Capture the intrinsic variability in the data.

Reduce the dimensionality of a data set, either to ease interpretation or as a way to avoid overfitting and to prepare for subsequent analysis.

The sample covariance matrix of $\mathbf{X}$ is $\mathbf{S} = \mathbf{X}^T\mathbf{X}/\mathbf{N}$, since $\mathbf{X}$ has zero mean.

Eigen decomposition of $\mathbf{X}^T\mathbf{X}$:

$\mathbf{X}^T\mathbf{X} = (\mathbf{U}\mathbf{D}\mathbf{V}^T)^T (\mathbf{U}\mathbf{D}\mathbf{V}^T) =\mathbf{V}\mathbf{D}^T\mathbf{U}^T\mathbf{U}\mathbf{D}\mathbf{V}^T = \mathbf{V}\mathbf{D}^2\mathbf{V}^T$

The eigenvectors of $\mathbf{X}^T\mathbf{X}$ (i.e.,$v _ { j } j = 1 , \dots , p$ ) are called principal component directions of $\mathbf{X}$.

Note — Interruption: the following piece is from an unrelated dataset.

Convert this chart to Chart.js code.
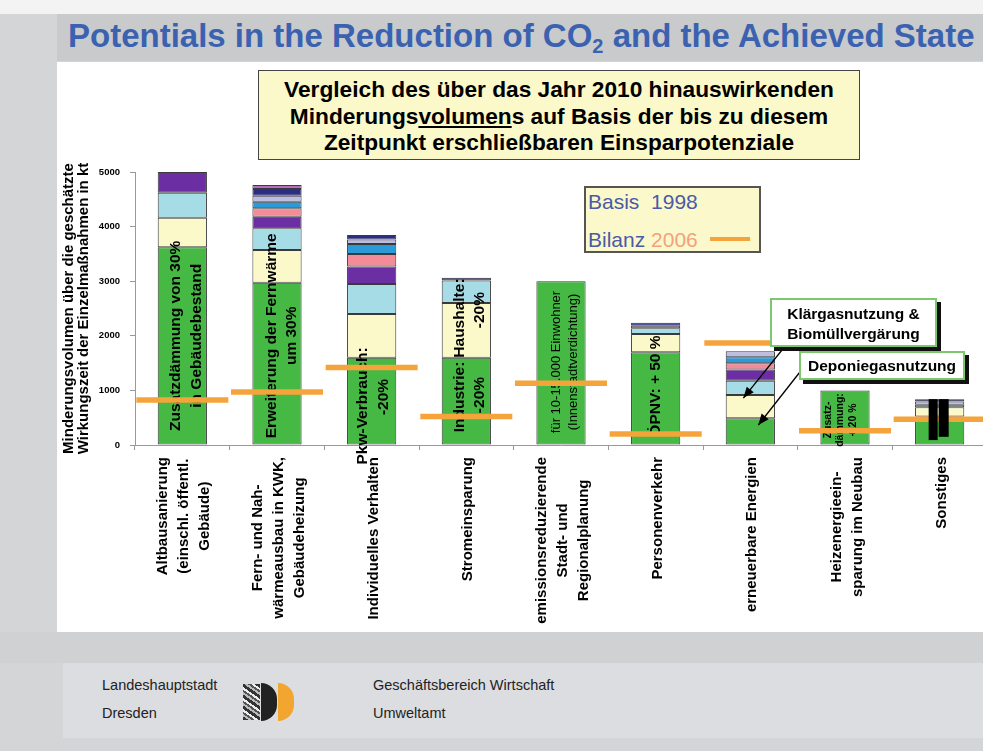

The first principal component direction $\mathbf{v}_1$ has the following properties that

• $\mathbf{v}_1$ is the eigenvector associated with the largest eigenvalue, $\mathbf{d}_1^2$, of $\mathbf{X}^T\mathbf{X}$.
• $\mathbf{z}_1 = \mathbf{X}\mathbf{v}_1$ has the largest sample variance amongst all normalized linear combinations of the columns of X.
• $\mathbf{z}_1$ is called the first principal component of $\mathbf{X}$. And, we have $Var(\mathbf{z}_1)= d_1^2 / N$.

The second principal component direction $v_2$ (the direction orthogonal to the first component that has the largest projected variance) is the eigenvector corresponding to the second largest eigenvalue, $\mathbf{d}_2^2$, of $\mathbf{X}^T\mathbf{X}$, and so on. (The eigenvector for the $k^{th}$ largest eigenvalue corresponds to the $k^{th}$ principal component direction $\mathbf{v}_k$.)

The $k^{th}$ principal component of $\mathbf{X}$, $\mathbf{z}_k$, has maximum variance $\mathbf{d}_1^2 / N$, subject to being orthogonal to the earlier ones.